## Task data
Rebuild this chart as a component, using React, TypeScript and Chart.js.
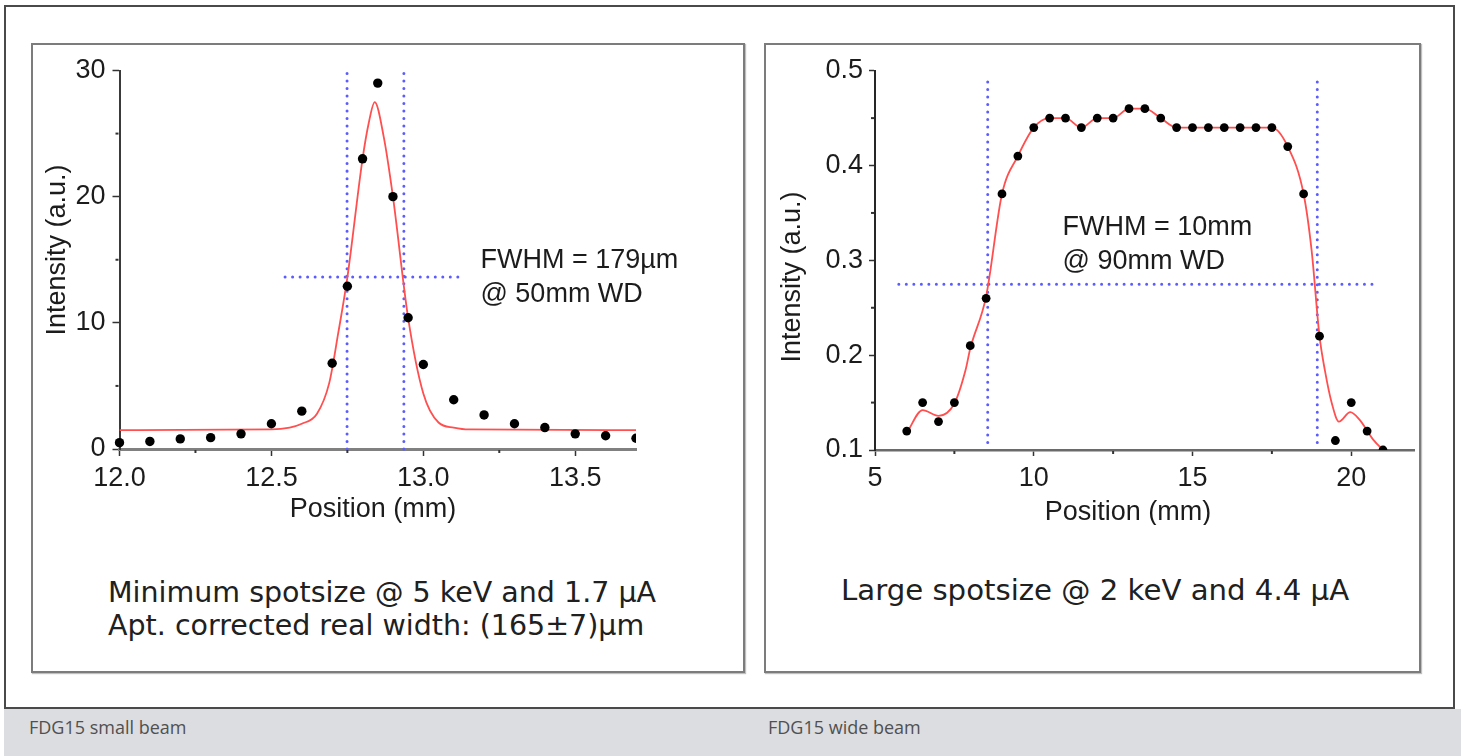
import React, { useEffect, useRef } from "react";
import { Chart, registerables } from "chart.js";

Chart.register(...registerables);

// ---------------- Left chart: FDG15 small beam ----------------
const smallPosition = [12.0, 12.1, 12.2, 12.3, 12.4, 12.5, 12.6, 12.7, 12.75, 12.8, 12.85, 12.9, 12.95, 13.0, 13.1, 13.2, 13.3, 13.4, 13.5, 13.6, 13.7];
const smallIntensity = [0.5, 0.6, 0.8, 0.9, 1.2, 2.0, 3.0, 6.8, 12.9, 23.0, 29.0, 20.0, 10.4, 6.7, 3.9, 2.7, 2.0, 1.7, 1.2, 1.05, 0.85];
const smallFitPosition = [12.0, 12.5, 12.56, 12.6, 12.65, 12.69, 12.72, 12.75, 12.8, 12.82, 12.84, 12.87, 12.9, 12.95, 13.0, 13.05, 13.1, 13.15, 13.7];
const smallFitIntensity = [1.5, 1.55, 1.7, 2.0, 2.8, 5.2, 9.2, 13.6, 23.0, 25.8, 27.5, 24.7, 20.0, 10.4, 4.4, 2.1, 1.7, 1.55, 1.5];
const smallEdges = [12.749, 12.936];
const smallEdgeSpan = [0, 30];
const smallHalfMaxSpan = [12.545, 13.128];
const smallHalfMax = 13.64;
const smallXTicks = [12.0, 12.5, 13.0, 13.5];
const smallXMinor = [12.25, 12.75, 13.25];
const smallYTicks = [0, 10, 20, 30];
const smallYMinor = [5, 15, 25];
const smallNote = ["FWHM = 179µm", "@ 50mm WD"];
const smallCaption = ["Minimum spotsize @ 5 keV and 1.7 µA", "Apt. corrected real width: (165±7)µm"];

// ---------------- Right chart: FDG15 wide beam ----------------
const widePosition = [6, 6.5, 7, 7.5, 8, 8.5, 9, 9.5, 10, 10.5, 11, 11.5, 12, 12.5, 13, 13.5, 14, 14.5, 15, 15.5, 16, 16.5, 17, 17.5, 18, 18.5, 19, 19.5, 20, 20.5, 21];
const wideIntensity = [0.12, 0.15, 0.13, 0.15, 0.21, 0.26, 0.37, 0.41, 0.44, 0.45, 0.45, 0.44, 0.45, 0.45, 0.46, 0.46, 0.45, 0.44, 0.44, 0.44, 0.44, 0.44, 0.44, 0.44, 0.42, 0.37, 0.22, 0.11, 0.15, 0.12, 0.10];
const wideFitPosition = [6.0, 6.5, 7.0, 7.5, 7.85, 8.0, 8.5, 9.0, 9.5, 10, 10.5, 11, 11.5, 12, 12.5, 13, 13.5, 14, 14.5, 15, 15.5, 16, 16.5, 17, 17.5, 18, 18.5, 18.75, 19.0, 19.17, 19.39, 19.61, 19.97, 20.26, 20.69, 21.06];
const wideFitIntensity = [0.118, 0.142, 0.136, 0.149, 0.184, 0.207, 0.262, 0.37, 0.41, 0.44, 0.45, 0.45, 0.44, 0.45, 0.45, 0.46, 0.46, 0.45, 0.44, 0.44, 0.44, 0.44, 0.44, 0.44, 0.44, 0.42, 0.37, 0.311, 0.22, 0.184, 0.149, 0.13, 0.14, 0.132, 0.111, 0.098];
const wideEdges = [8.55, 18.93];
const wideEdgeSpan = [0.108, 0.496];
const wideHalfMaxSpan = [5.75, 20.72];
const wideHalfMax = 0.2748;
const wideXTicks = [5, 10, 15, 20];
const wideXMinor = [7.5, 12.5, 17.5];
const wideYTicks = [0.1, 0.2, 0.3, 0.4, 0.5];
const wideYMinor = [0.15, 0.25, 0.35, 0.45];
const wideNote = ["FWHM = 10mm", "@ 90mm WD"];
const wideCaption = ["Large spotsize @ 2 keV and 4.4 µA"];

const figureLabels = ["FDG15 small beam", "FDG15 wide beam"];

// ---------------- styling ----------------
const AXIS_FONT = '"Liberation Sans", Arial, Helvetica, sans-serif';
const CAPTION_FONT = '"DejaVu Sans", Verdana, sans-serif';
const TEXT_COLOR = "#1c1c1c";
const FIT_COLOR = "#ff4f4f";
const GUIDE_COLOR = "#5c5cff";

const zip = (xs: number[], ys: number[]) => xs.map((x, i) => ({ x, y: ys[i] }));

type TextItem = {
  text: string;
  x: number;
  y: number;
  data?: boolean;
  rotate?: number;
  align?: CanvasTextAlign;
};

function makeTextPlugin(items: TextItem[]) {
  return {
    id: "panelText",
    afterDraw(chart: any) {
      const { ctx, scales } = chart;
      items.forEach((it) => {
        let x = it.x;
        let y = it.y;
        if (it.data) {
          x = scales.x.getPixelForValue(it.x);
          y = scales.y.getPixelForValue(it.y);
        }
        ctx.save();
        ctx.translate(x, y);
        if (it.rotate) ctx.rotate(it.rotate);
        ctx.font = `27px ${AXIS_FONT}`;
        ctx.fillStyle = TEXT_COLOR;
        ctx.textAlign = it.align || "left";
        ctx.textBaseline = "alphabetic";
        ctx.fillText(it.text, 0, 0);
        ctx.restore();
      });
    },
  };
}

function makeMinorPlugin(xMinor: number[], yMinor: number[]) {
  return {
    id: "minorTicks",
    afterDraw(chart: any) {
      const { ctx, scales } = chart;
      const xs = scales.x;
      const ys = scales.y;
      ctx.save();
      ctx.strokeStyle = "#333";
      ctx.lineWidth = 2;
      xMinor.forEach((v) => {
        const px = xs.getPixelForValue(v);
        ctx.beginPath();
        ctx.moveTo(px, ys.bottom + 1);
        ctx.lineTo(px, ys.bottom + 4);
        ctx.stroke();
      });
      yMinor.forEach((v) => {
        const py = ys.getPixelForValue(v);
        ctx.beginPath();
        ctx.moveTo(xs.left - 1, py);
        ctx.lineTo(xs.left - 4, py);
        ctx.stroke();
      });
      ctx.restore();
    },
  };
}

function guide(points: { x: number; y: number }[]) {
  return {
    data: points,
    borderColor: GUIDE_COLOR,
    borderWidth: 3,
    borderDash: [0.01, 7.5],
    borderCapStyle: "round",
    pointRadius: 0,
    tension: 0,
    clip: false,
    fill: false,
  };
}

function scale(opts: {
  min: number;
  max: number;
  ticks: number[];
  fmt: (v: number) => string;
  size: number;
  horizontal: boolean;
  borderColor: string;
  borderWidth: number;
  tickLength: number;
  padding: number;
}) {
  return {
    type: "linear",
    min: opts.min,
    max: opts.max,
    afterBuildTicks: (s: any) => {
      s.ticks = opts.ticks.map((v) => ({ value: v }));
    },
    afterFit: (s: any) => {
      if (opts.horizontal) s.height = opts.size;
      else s.width = opts.size;
    },
    grid: {
      display: true,
      drawOnChartArea: false,
      drawTicks: true,
      tickLength: opts.tickLength,
      tickWidth: 1.5,
      tickColor: "#333",
    },
    border: { display: true, color: opts.borderColor, width: opts.borderWidth },
    ticks: {
      autoSkip: false,
      maxRotation: 0,
      padding: opts.padding,
      color: TEXT_COLOR,
      font: { family: AXIS_FONT, size: 27 },
      callback: (v: any) => opts.fmt(Number(v)),
    },
    title: { display: false },
  };
}

function smallConfig(): any {
  return {
    type: "line",
    data: {
      datasets: [
        {
          label: "measured",
          data: zip(smallPosition, smallIntensity),
          showLine: false,
          pointRadius: 4.7,
          pointBackgroundColor: "#000",
          pointBorderWidth: 0,
          clip: { left: 10, top: 10, right: 0, bottom: 10 },
        },
        {
          label: "fit",
          data: zip(smallFitPosition, smallFitIntensity),
          borderColor: FIT_COLOR,
          borderWidth: 1.8,
          pointRadius: 0,
          cubicInterpolationMode: "monotone",
          fill: false,
        },
        guide(smallEdgeSpan.map((y) => ({ x: smallEdges[0], y }))),
        guide(smallEdgeSpan.map((y) => ({ x: smallEdges[1], y }))),
        guide(smallHalfMaxSpan.map((x) => ({ x, y: smallHalfMax }))),
      ],
    },
    options: {
      animation: false,
      responsive: false,
      events: [],
      layout: { padding: { left: 0, top: 25.5, right: 105, bottom: 0 } },
      plugins: { legend: { display: false }, tooltip: { enabled: false } },
      scales: {
        x: scale({
          min: 12.0, max: 13.7, ticks: smallXTicks, fmt: (v) => v.toFixed(1), size: 76,
          horizontal: true, borderColor: "#808080", borderWidth: 3, tickLength: 7, padding: 6,
        }),
        y: scale({
          min: 0, max: 30, ticks: smallYTicks, fmt: (v) => String(v), size: 86.5,
          horizontal: false, borderColor: "#3a3a3a", borderWidth: 2, tickLength: 7, padding: 7,
        }),
      },
    },
    plugins: [
      makeMinorPlugin(smallXMinor, smallYMinor),
      makeTextPlugin([
        { text: "Intensity (a.u.)", x: 32, y: 205, rotate: -Math.PI / 2, align: "center" },
        { text: "Position (mm)", x: 340, y: 472, align: "center" },
        { text: smallNote[0], x: 13.188, y: 14.38, data: true },
        { text: smallNote[1], x: 13.188, y: 11.65, data: true },
      ]),
    ],
  };
}

function wideConfig(): any {
  return {
    type: "line",
    data: {
      datasets: [
        {
          label: "measured",
          data: zip(widePosition, wideIntensity),
          showLine: false,
          pointRadius: 4.4,
          pointBackgroundColor: "#000",
          pointBorderWidth: 0,
          clip: { left: 10, top: 10, right: 10, bottom: 0 },
        },
        {
          label: "fit",
          data: zip(wideFitPosition, wideFitIntensity),
          borderColor: FIT_COLOR,
          borderWidth: 1.8,
          pointRadius: 0,
          cubicInterpolationMode: "monotone",
          fill: false,
        },
        guide(wideEdgeSpan.map((y) => ({ x: wideEdges[0], y }))),
        guide(wideEdgeSpan.map((y) => ({ x: wideEdges[1], y }))),
        guide(wideHalfMaxSpan.map((x) => ({ x, y: wideHalfMax }))),
      ],
    },
    options: {
      animation: false,
      responsive: false,
      events: [],
      layout: { padding: { left: 0, top: 25.7, right: 25.25, bottom: 0 } },
      plugins: { legend: { display: false }, tooltip: { enabled: false } },
      scales: {
        x: scale({
          min: 5, max: 22, ticks: wideXTicks, fmt: (v) => String(v), size: 75,
          horizontal: true, borderColor: "#6a6a6a", borderWidth: 2.5, tickLength: 6, padding: 6,
        }),
        y: scale({
          min: 0.1, max: 0.5, ticks: wideYTicks, fmt: (v) => v.toFixed(1), size: 109,
          horizontal: false, borderColor: "#262626", borderWidth: 2, tickLength: 6, padding: 6,
        }),
      },
    },
    plugins: [
      makeMinorPlugin(wideXMinor, wideYMinor),
      makeTextPlugin([
        { text: "Intensity (a.u.)", x: 34, y: 232, rotate: -Math.PI / 2, align: "center" },
        { text: "Position (mm)", x: 362, y: 475, align: "center" },
        { text: wideNote[0], x: 10.906, y: 0.3267, data: true },
        { text: wideNote[1], x: 10.906, y: 0.2914, data: true },
      ]),
    ],
  };
}

const abs = (l: number, t: number, w: number, h: number): React.CSSProperties => ({
  position: "absolute",
  left: l,
  top: t,
  width: w,
  height: h,
  boxSizing: "border-box",
});

export default function App() {
  const leftRef = useRef<HTMLCanvasElement>(null);
  const rightRef = useRef<HTMLCanvasElement>(null);

  useEffect(() => {
    const c1 = new Chart(leftRef.current as HTMLCanvasElement, smallConfig());
    const c2 = new Chart(rightRef.current as HTMLCanvasElement, wideConfig());
    return () => {
      c1.destroy();
      c2.destroy();
    };
  }, []);

  const panelStyle: React.CSSProperties = {
    border: "2px solid #7c7c7c",
    boxShadow: "1px 1px 1px rgba(0,0,0,0.25)",
    background: "#fff",
  };
  const captionStyle: React.CSSProperties = {
    fontFamily: CAPTION_FONT,
    lineHeight: "33px",
    color: "#202020",
    textAlign: "left",
    whiteSpace: "nowrap",
  };
  const footStyle: React.CSSProperties = {
    fontFamily: '"Open Sans", sans-serif',
    fontSize: 18,
    lineHeight: "24px",
    color: "#505050",
    whiteSpace: "nowrap",
  };

  return (
    <div style={{ ...abs(0, 0, 1461, 756), background: "#fff", overflow: "hidden" }}>
      <div style={{ ...abs(4, 5, 1451, 704), border: "2px solid #4a4a4a", background: "#fff" }} />
      <div style={{ ...abs(4, 709, 1457, 47), background: "#dcdde0" }} />
      <div style={{ ...abs(31, 43, 714, 630), ...panelStyle }} />
      <div style={{ ...abs(764, 43, 657, 630), ...panelStyle }} />

      <canvas ref={leftRef} width={708} height={480} style={{ position: "absolute", left: 33, top: 45, width: 708, height: 480 }} />
      <canvas ref={rightRef} width={674} height={480} style={{ position: "absolute", left: 766, top: 45, width: 674, height: 480 }} />

      <div style={{ ...abs(108, 576, 620, 70), ...captionStyle, fontSize: 28.5 }}>
        {smallCaption[0]}
        <br />
        {smallCaption[1]}
      </div>
      <div style={{ ...abs(841, 574, 560, 40), ...captionStyle, fontSize: 29.2 }}>{wideCaption[0]}</div>

      <div style={{ ...abs(29, 715, 300, 24), ...footStyle }}>{figureLabels[0]}</div>
      <div style={{ ...abs(768, 715, 300, 24), ...footStyle }}>{figureLabels[1]}</div>
    </div>
  );
}
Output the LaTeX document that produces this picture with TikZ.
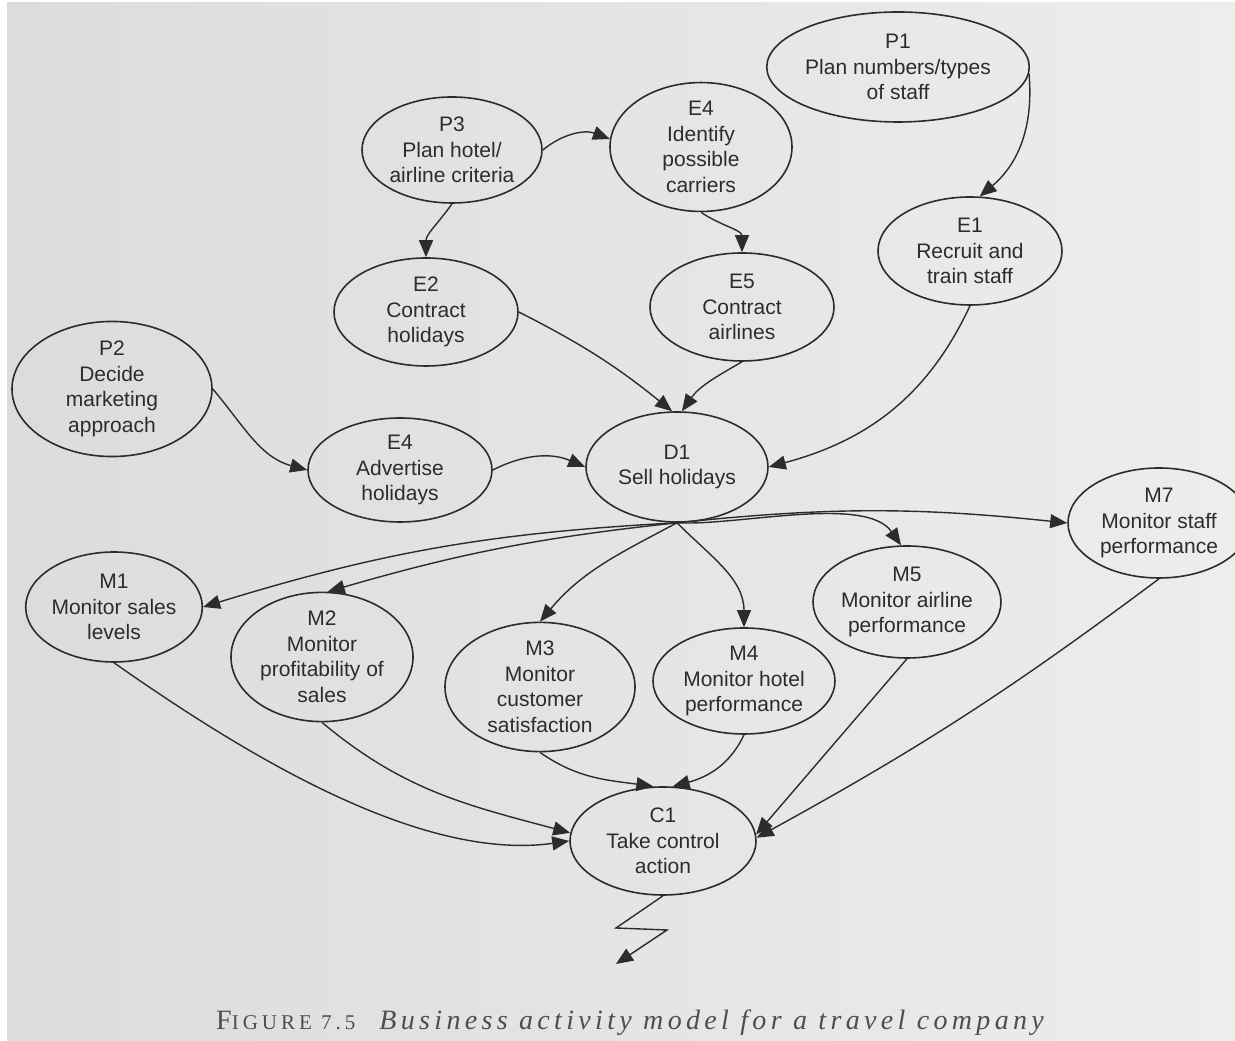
\documentclass[tikz,border=0pt]{standalone}
\usepackage{fontspec}
\setmainfont{Liberation Sans}
\newfontfamily\capscfont{Liberation Serif}[LetterSpace=19]
\newfontfamily\capitfont{Liberation Serif}[LetterSpace=15.5]
\usetikzlibrary{shapes.geometric,arrows.meta}
\definecolor{ink}{HTML}{2C2C2C}
\definecolor{paperL}{HTML}{DCDCDC}
\definecolor{paperR}{HTML}{EDEDED}
\definecolor{capink}{HTML}{4E4E4E}

\begin{document}
\begin{tikzpicture}[x=1pt,y=1pt,
  act/.style={ellipse, draw=ink, line width=1.6pt, inner sep=0pt, align=center,
    text=ink, font=\fontsize{21}{25.5}\selectfont},
  flow/.style={draw=ink, line width=1.4pt, -{Triangle[length=17pt,width=14pt]}},
]
\useasboundingbox (0,0) rectangle (1235,1041);
\fill[white] (0,0) rectangle (1235,1041);
\shade[left color=paperL, right color=paperR] (7,0) rectangle (1235,1038);

% planning activities
\node[act, minimum width=240pt, minimum height=110pt] (P1) at (898,974) {P1\\Plan numbers/types\\of staff};
\node[act, minimum width=180pt, minimum height=106pt] (P3) at (452,891) {P3\\Plan hotel/\\airline criteria};
\node[act, minimum width=200pt, minimum height=122pt] (P2) at (112,652) {P2\\Decide\\marketing\\approach};

% enabling activities
\node[act, minimum width=182pt, minimum height=110pt] (E4i) at (701,894) {E4\\Identify\\possible\\carriers};
\node[act, minimum width=184pt, minimum height=108pt] (E1) at (970,790) {E1\\Recruit and\\train staff};
\node[act, minimum width=184pt, minimum height=108pt] (E2) at (426,729) {E2\\Contract\\holidays};
\node[act, minimum width=184pt, minimum height=108pt] (E5) at (742,734) {E5\\Contract\\airlines};
\node[act, minimum width=184pt, minimum height=104pt] (E4a) at (400,571) {E4\\Advertise\\holidays};

% doing activity
\node[act, minimum width=182pt, minimum height=110pt] (D1) at (677,574) {D1\\Sell holidays};

% monitoring activities
\node[act, minimum width=182pt, minimum height=110pt] (M7) at (1159,518) {M7\\Monitor staff\\performance};
\node[act, minimum width=176pt, minimum height=110pt] (M1) at (114,434) {M1\\Monitor sales\\levels};
\node[act, minimum width=188pt, minimum height=112pt] (M5) at (907,439) {M5\\Monitor airline\\performance};
\node[act, minimum width=182pt, minimum height=110pt] (M2) at (322,384) {M2\\Monitor\\profitability of\\sales};
\node[act, minimum width=190pt, minimum height=114pt] (M3) at (540,354) {M3\\Monitor\\customer\\satisfaction};
\node[act, minimum width=182pt, minimum height=106pt] (M4) at (744,360) {M4\\Monitor hotel\\performance};

% control activity
\node[act, minimum width=186pt, minimum height=108pt] (C1) at (663,200) {C1\\Take control\\action};

% planning -> enabling
\draw[flow] (P3.east) to[bend left=30] (E4i.175);
\draw[flow] (P3.south) to[out=-125,in=90] (E2.north);
\draw[flow] (E4i.south) to[out=-35,in=90] (E5.north);
\draw[flow] (P1.-3) to[out=-85,in=40] (E1.80);
\draw[flow] (P2.east) to[out=-50,in=165] (E4a.west);

% enabling -> doing
\draw[flow] (E2.east) to[bend left=6] (D1.95);
\draw[flow] (E5.south) to[out=-150,in=55] (D1.85);
\draw[flow] (E1.south) to[out=-115,in=15] (D1.east);
\draw[flow] (E4a.east) to[bend left=25] (D1.west);

% doing -> monitoring
\draw[flow] (D1.south) to[bend right=7] (M1.east);
\draw[flow] (D1.south) to[bend right=5] (M2.85);
\draw[flow] (D1.south) to[out=-152,in=50] (M3.north);
\draw[flow] (D1.south) to[out=-45,in=90] (M4.north);
\draw[flow] (D1.south) to[out=-3,in=125,looseness=0.7] (M5.96);
\draw[flow] (D1.south) to[bend left=6] (M7.west);

% monitoring -> control
\draw[flow] (M1.south) to[out=-35,in=188,looseness=0.8] (C1.west);
\draw[flow] (M2.south) to[out=-40,in=165] (C1.175);
\draw[flow] (M3.south) to[out=-35,in=172] (C1.100);
\draw[flow] (M4.south) to[out=-115,in=15] (C1.80);
\draw[flow] (M5.south) -- (C1.4);
\draw[flow] (M7.south) to[bend left=4] (C1.2);

% outgoing control action
\coordinate (z1) at (616,113);
\coordinate (z2) at (667,111);
\coordinate (z3) at (616,77);
\draw[flow] (C1.south) -- (z1) -- (z2) -- (z3);

% caption
\node[anchor=base west, inner sep=0pt, text=capink] (cap) at (216,11)
  {\capscfont\fontsize{28}{32}\selectfont F\fontsize{21}{32}\selectfont IGURE 7.5\hspace{24pt}%
   \capitfont\itshape\fontsize{28}{32}\selectfont Business activity model for a travel company};
\end{tikzpicture}
\end{document}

## What is asked
Leave the pictures out, then copy word for word only the lines from the one containing "Output the LaTeX" through the one containing "(7,0) rectangle (1235,1038);", both included.

## Final result
Output the LaTeX document that produces this picture with TikZ.
\documentclass[tikz,border=0pt]{standalone}
\usepackage{fontspec}
\setmainfont{Liberation Sans}
\newfontfamily\capscfont{Liberation Serif}[LetterSpace=19]
\newfontfamily\capitfont{Liberation Serif}[LetterSpace=15.5]
\usetikzlibrary{shapes.geometric,arrows.meta}
\definecolor{ink}{HTML}{2C2C2C}
\definecolor{paperL}{HTML}{DCDCDC}
\definecolor{paperR}{HTML}{EDEDED}
\definecolor{capink}{HTML}{4E4E4E}

\begin{document}
\begin{tikzpicture}[x=1pt,y=1pt,
  act/.style={ellipse, draw=ink, line width=1.6pt, inner sep=0pt, align=center,
    text=ink, font=\fontsize{21}{25.5}\selectfont},
  flow/.style={draw=ink, line width=1.4pt, -{Triangle[length=17pt,width=14pt]}},
]
\useasboundingbox (0,0) rectangle (1235,1041);
\fill[white] (0,0) rectangle (1235,1041);
\shade[left color=paperL, right color=paperR] (7,0) rectangle (1235,1038);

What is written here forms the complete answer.